28. Februar 1970: Schorsch ist wieder auf den Beinen

28.2.2020, 07:00 Uhr
28. Februar 1970: Schorsch ist wieder auf den Beinen

© Bauer

Mit Appetitlosigkeit, Apathie und verdächtiger Flirtmüdigkeit hatte es im April vorigen Jahres angefangen. Prachtstück Schorsch verlor innerhalb weniger Wochen 30 Kilo seines vordem stattlichen Gewichts von 210 Pfund. Im Laufe des Sommers machte die mysteriöse Krankheit blutige Fortschritte: in rasendem Selbstzerstörungstrieb riß sich der Gorilla bis zu 30 Zentimeter lange Wunden in Arme und Beine, kaute und kratzte an seinen Händen herum, bis schließlich im August und November zwei Finger amputiert werden mußten.

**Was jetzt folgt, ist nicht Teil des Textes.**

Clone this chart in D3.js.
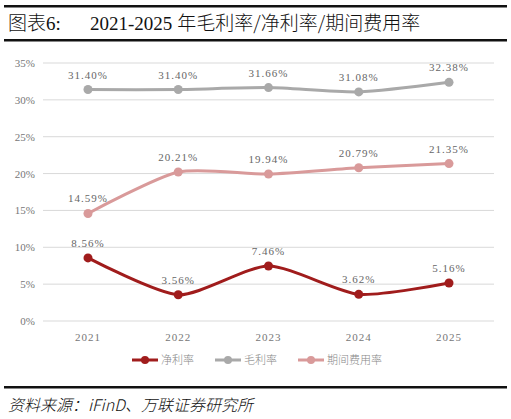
<!DOCTYPE html>
<html><head><meta charset="utf-8">
<script src="https://cdn.jsdelivr.net/npm/d3@7"></script>
<style>body{margin:0;background:#fff}</style></head>
<body><svg id="c" width="511" height="419"></svg>
<script>
const years=["2021","2022","2023","2024","2025"];
const netMargin=[8.56,3.56,7.46,3.62,5.16];
const grossMargin=[31.40,31.40,31.66,31.08,32.38];
const expenseRatio=[14.59,20.21,19.94,20.79,21.35];
const yTicks=[0,5,10,15,20,25,30,35];
const seriesNames=["净利率","毛利率","期间费用率"];
const colors=["#a01c1c","#a9a9a9","#d99a9a"];

const svg=d3.select("#c");
const serif="'Liberation Serif','DejaVu Serif',serif";
const cjk="'Noto Sans CJK SC',sans-serif";
svg.append("rect").attr("x",4).attr("y",5).attr("width",503).attr("height",2.5).attr("fill","#111");
svg.append("rect").attr("x",4).attr("y",39).attr("width",503).attr("height",2.5).attr("fill","#111");
svg.append("rect").attr("x",4).attr("y",386).attr("width",503).attr("height",2.5).attr("fill","#111");
const t=svg.append("text").attr("x",8).attr("y",30).attr("font-size",19).attr("fill","#111").attr("font-weight",300);
t.append("tspan").attr("font-family",cjk).text("图表");
t.append("tspan").attr("font-family",serif).text("6:");
t.append("tspan").attr("x",90).attr("font-family",serif).text("2021-2025");
t.append("tspan").attr("dx",5).attr("font-family",cjk).text("年毛利率/净利率/期间费用率");
svg.append("text").attr("x",8).attr("y",411).attr("font-size",16).attr("font-style","italic").attr("font-family",cjk).attr("font-weight",300).attr("fill","#111").text("资料来源：iFinD、万联证券研究所");

const x=d3.scalePoint().domain(years).range([88,449]);
const y=d3.scaleLinear().domain([0,35]).range([321,63]);
const g=svg.append("g");
g.selectAll("line.grid").data(yTicks).join("line").attr("x1",43).attr("x2",494)
 .attr("y1",d=>y(d)).attr("y2",d=>y(d)).attr("stroke","#d9d9d9").attr("stroke-width",1);
g.selectAll("text.yl").data(yTicks).join("text").attr("x",35).attr("y",d=>y(d)+4)
 .attr("text-anchor","end").attr("font-size",11).attr("font-family",serif).attr("fill","#777").text(d=>d+"%");
g.selectAll("text.xl").data(years).join("text").attr("x",d=>x(d)).attr("y",341)
 .attr("text-anchor","middle").attr("font-size",11).attr("font-family",serif).attr("fill","#777").attr("letter-spacing",1).text(d=>d);

const data=[netMargin,grossMargin,expenseRatio];
const line=d3.line().x((d,i)=>x(years[i])).y(d=>y(d)).curve(d3.curveCardinal.tension(0.3));
data.forEach((arr,k)=>{
  g.append("path").attr("d",line(arr)).attr("fill","none").attr("stroke",colors[k]).attr("stroke-width",3);
  g.selectAll(null).data(arr).join("circle").attr("cx",(d,i)=>x(years[i])).attr("cy",d=>y(d)).attr("r",4.5).attr("fill",colors[k]);
  g.selectAll(null).data(arr).join("text").attr("x",(d,i)=>x(years[i])).attr("y",d=>y(d)-11)
   .attr("text-anchor","middle").attr("font-size",11).attr("font-family",serif).attr("fill","#666").attr("letter-spacing",1)
   .text(d=>d.toFixed(2)+"%");
});
const lx=[132,215,298];
seriesNames.forEach((n,k)=>{
  const lg=svg.append("g").attr("transform",`translate(${lx[k]},360)`);
  lg.append("line").attr("x1",0).attr("x2",26).attr("stroke",colors[k]).attr("stroke-width",3);
  lg.append("circle").attr("cx",13).attr("r",4).attr("fill",colors[k]);
  lg.append("text").attr("x",29).attr("y",4).attr("font-size",11).attr("font-family",cjk).attr("font-weight",300).attr("fill","#888").text(n);
});
</script></body></html>
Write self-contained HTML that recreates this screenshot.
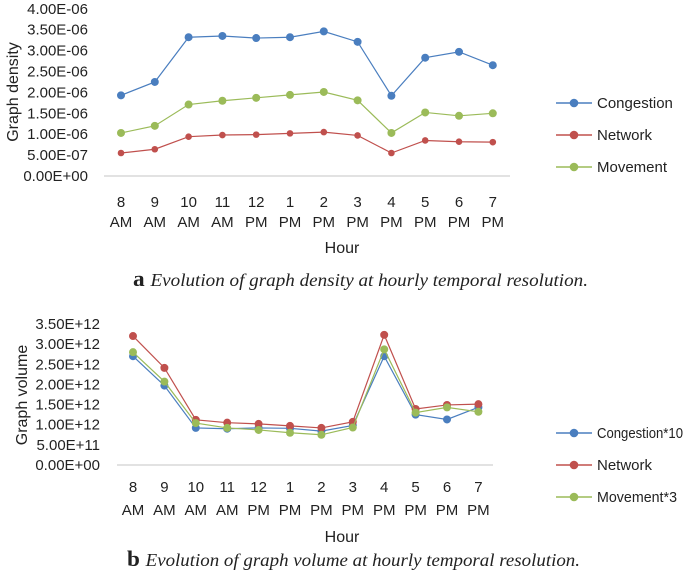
<!DOCTYPE html>
<html><head><meta charset="utf-8"><style>
body{margin:0;background:#fff;width:685px;height:574px;overflow:hidden}
svg{display:block;font-family:"Liberation Sans",sans-serif}
.cap{font-family:"Liberation Serif",serif}
</style></head><body>
<svg id="svg" width="685" height="574"></svg>
<script>
const hours = ["8","9","10","11","12","1","2","3","4","5","6","7"];
const ampm = ["AM","AM","AM","AM","PM","PM","PM","PM","PM","PM","PM","PM"];
const densTicks = ["0.00E+00","5.00E-07","1.00E-06","1.50E-06","2.00E-06","2.50E-06","3.00E-06","3.50E-06","4.00E-06"];
const densCongestion = [1.93,2.25,3.32,3.35,3.30,3.32,3.46,3.21,1.92,2.83,2.97,2.65];
const densNetwork = [0.55,0.64,0.94,0.98,0.99,1.02,1.05,0.97,0.55,0.85,0.82,0.81];
const densMovement = [1.03,1.20,1.71,1.80,1.87,1.94,2.01,1.81,1.03,1.52,1.44,1.50];
const volTicks = ["0.00E+00","5.00E+11","1.00E+12","1.50E+12","2.00E+12","2.50E+12","3.00E+12","3.50E+12"];
const volCongestion = [2.70,1.97,0.92,0.90,0.92,0.91,0.84,0.98,2.70,1.25,1.13,1.43];
const volNetwork = [3.20,2.41,1.12,1.05,1.02,0.97,0.92,1.07,3.23,1.39,1.49,1.51];
const volMovement = [2.80,2.07,1.04,0.92,0.87,0.80,0.75,0.93,2.87,1.30,1.43,1.32];

const NS="http://www.w3.org/2000/svg", svg=document.getElementById('svg');
function mk(tag,attrs,parent,text){const e=document.createElementNS(NS,tag);for(const k in attrs)e.setAttribute(k,attrs[k]);if(text!==undefined)e.textContent=text;(parent||svg).appendChild(e);return e;}
const colors=["#4a7ebf","#c0504d","#9bbb59"];

function chart(o){
  const g=mk('g',{});
  
  
  const y=v=>o.y0-(v/o.step)*o.tickPx;
  const x=i=>o.x0+i*o.dx;
  o.ticks.forEach((t,i)=>{const tl=mk('text',{x:o.tickX,y:o.y0-i*o.tickPx+5,'text-anchor':'end','font-size':15,fill:'#222'},g,t);
    });
  const ax=mk('line',{x1:o.ax1,x2:o.ax2,y1:o.y0,y2:o.y0,stroke:'#d9d9d9','stroke-width':1.5},g);
  
  hours.forEach((h,i)=>{
    const a=mk('text',{x:x(i),y:o.lab1,'text-anchor':'middle','font-size':15,fill:'#222'},g,h);
    
    const b=mk('text',{x:x(i),y:o.lab2,'text-anchor':'middle','font-size':15,fill:'#222'},g,ampm[i]);
    
  });
  const yt=mk('text',{transform:`translate(${o.ytx},${o.yty}) rotate(-90)`,'text-anchor':'middle','font-size':16,fill:'#222'},g,o.ytitle);
  
  const xt=mk('text',{x:o.hx,y:o.hy,'text-anchor':'middle','font-size':16,fill:'#222'},g,'Hour');
  
  o.series.forEach((s,k)=>{
    const pts=s.map((v,i)=>x(i)+','+y(v)).join(' ');
    const pl=mk('polyline',{points:pts,fill:'none',stroke:colors[k],'stroke-width':1.2},g);
    
    
    s.forEach((v,i)=>{const c=mk('circle',{cx:x(i),cy:y(v),r:o.r[k],fill:colors[k]},g);
      });
    const ly=o.legY+k*o.legDy;
    const lg=mk('g',{},g);
    
    mk('line',{x1:556,x2:592,y1:ly,y2:ly,stroke:colors[k],'stroke-width':1.5},lg);
    mk('circle',{cx:574,cy:ly,r:4.3,fill:colors[k]},lg);
    const t=mk('text',{x:597,y:ly+5,'font-size':15,fill:'#222'},lg,o.names[k]);
    if(o.legW[k]){t.setAttribute('textLength',o.legW[k]);t.setAttribute('lengthAdjust','spacingAndGlyphs');}
  });
  const cp=mk('text',{x:o.capx,y:o.capy,'font-size':18,class:'cap',fill:'#222',textLength:o.capW,lengthAdjust:'spacingAndGlyphs'},g);
  
  mk('tspan',{'font-weight':'bold','font-size':22},cp,o.capL+' ');
  mk('tspan',{'font-style':'italic'},cp,o.capT);
}
chart({name:'density-chart',ticks:densTicks,step:0.5,y0:176,tickPx:20.9,tickX:88,x0:121,dx:33.8,ax1:104,ax2:510,
  lab1:207,lab2:227,ytitle:'Graph density',ytx:18,yty:92,hx:342,hy:253,series:[densCongestion,densNetwork,densMovement],
  names:['Congestion','Network','Movement'],legW:[0,0,0],r:[4,3.3,4],legY:103,legDy:32,capx:133,capy:286,capW:455,capL:'a',capT:'Evolution of graph density at hourly temporal resolution.'});
chart({name:'volume-chart',ticks:volTicks,step:0.5,y0:465,tickPx:20.15,tickX:100,x0:133,dx:31.4,ax1:117,ax2:493,
  lab1:492,lab2:515,ytitle:'Graph volume',ytx:27,yty:395,hx:342,hy:542,series:[volCongestion,volNetwork,volMovement],
  names:['Congestion*10','Network','Movement*3'],legW:[86,0,80],r:[4,4,4],legY:433,legDy:32,capx:127,capy:566,capW:453,capL:'b',capT:'Evolution of graph volume at hourly temporal resolution.'});
</script>
</body></html>
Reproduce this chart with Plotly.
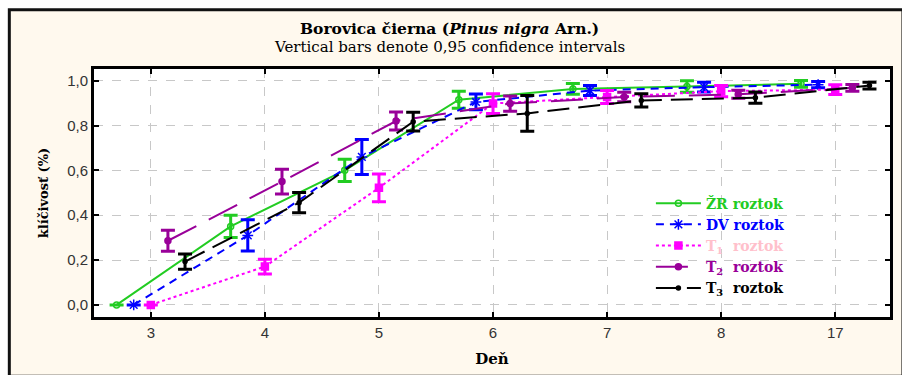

Zeitweise standen die Chancen um Sein oder Nichtsein so schlecht, daß die Nürnberger sich schon schweren Herzens damit abzufinden begannen, ohne ihren Schorsch weiterzuleben. Doch dank der aufopfernden Pflege durch Tierärzte und Wärter genas das Tier, das jetzt wegen der Operation sogar noch höheren Seltenheitswert besitzt: die Tiergartenleitung versicherte, ihr sei kein weiterer Fall bekannt, in dem die Amputation an einem ausgewachsenen Menschenaffen komplikationslos verheilt wäre.

125 Narkosen, 20 Kilometer Verbandmaterial, 46 Kilo Watte, 5460 Stück Beruhigungstabletten, unbezahlbare Mengen an Geduld und Fürsorge trugen schließlich den Sieg im Kampf um Schorschs Leben davon. Strotzend vor Gesundheit und stolze 135 Kilo schwer, präsentiert sich der Zögling, der 1963 als Vierjähriger in Nürnberg Einzug hielt, wieder seinen Bewunderern dies- und jenseits des eisernen Gitters.

Seinen beiden Frauen obliegt es jetzt, das Genesungswerk zu vollenden. Mit noch schüchternen Annäherungsversuchen und eindrucksvollem Imponiergehabe wollen die achtjährigen Gorilladamen Diane und Delphi ihrem Gemahl zur Zeit klarmachen, daß er so einiges nachzuholen hat. Aber Schorsch mag noch nicht.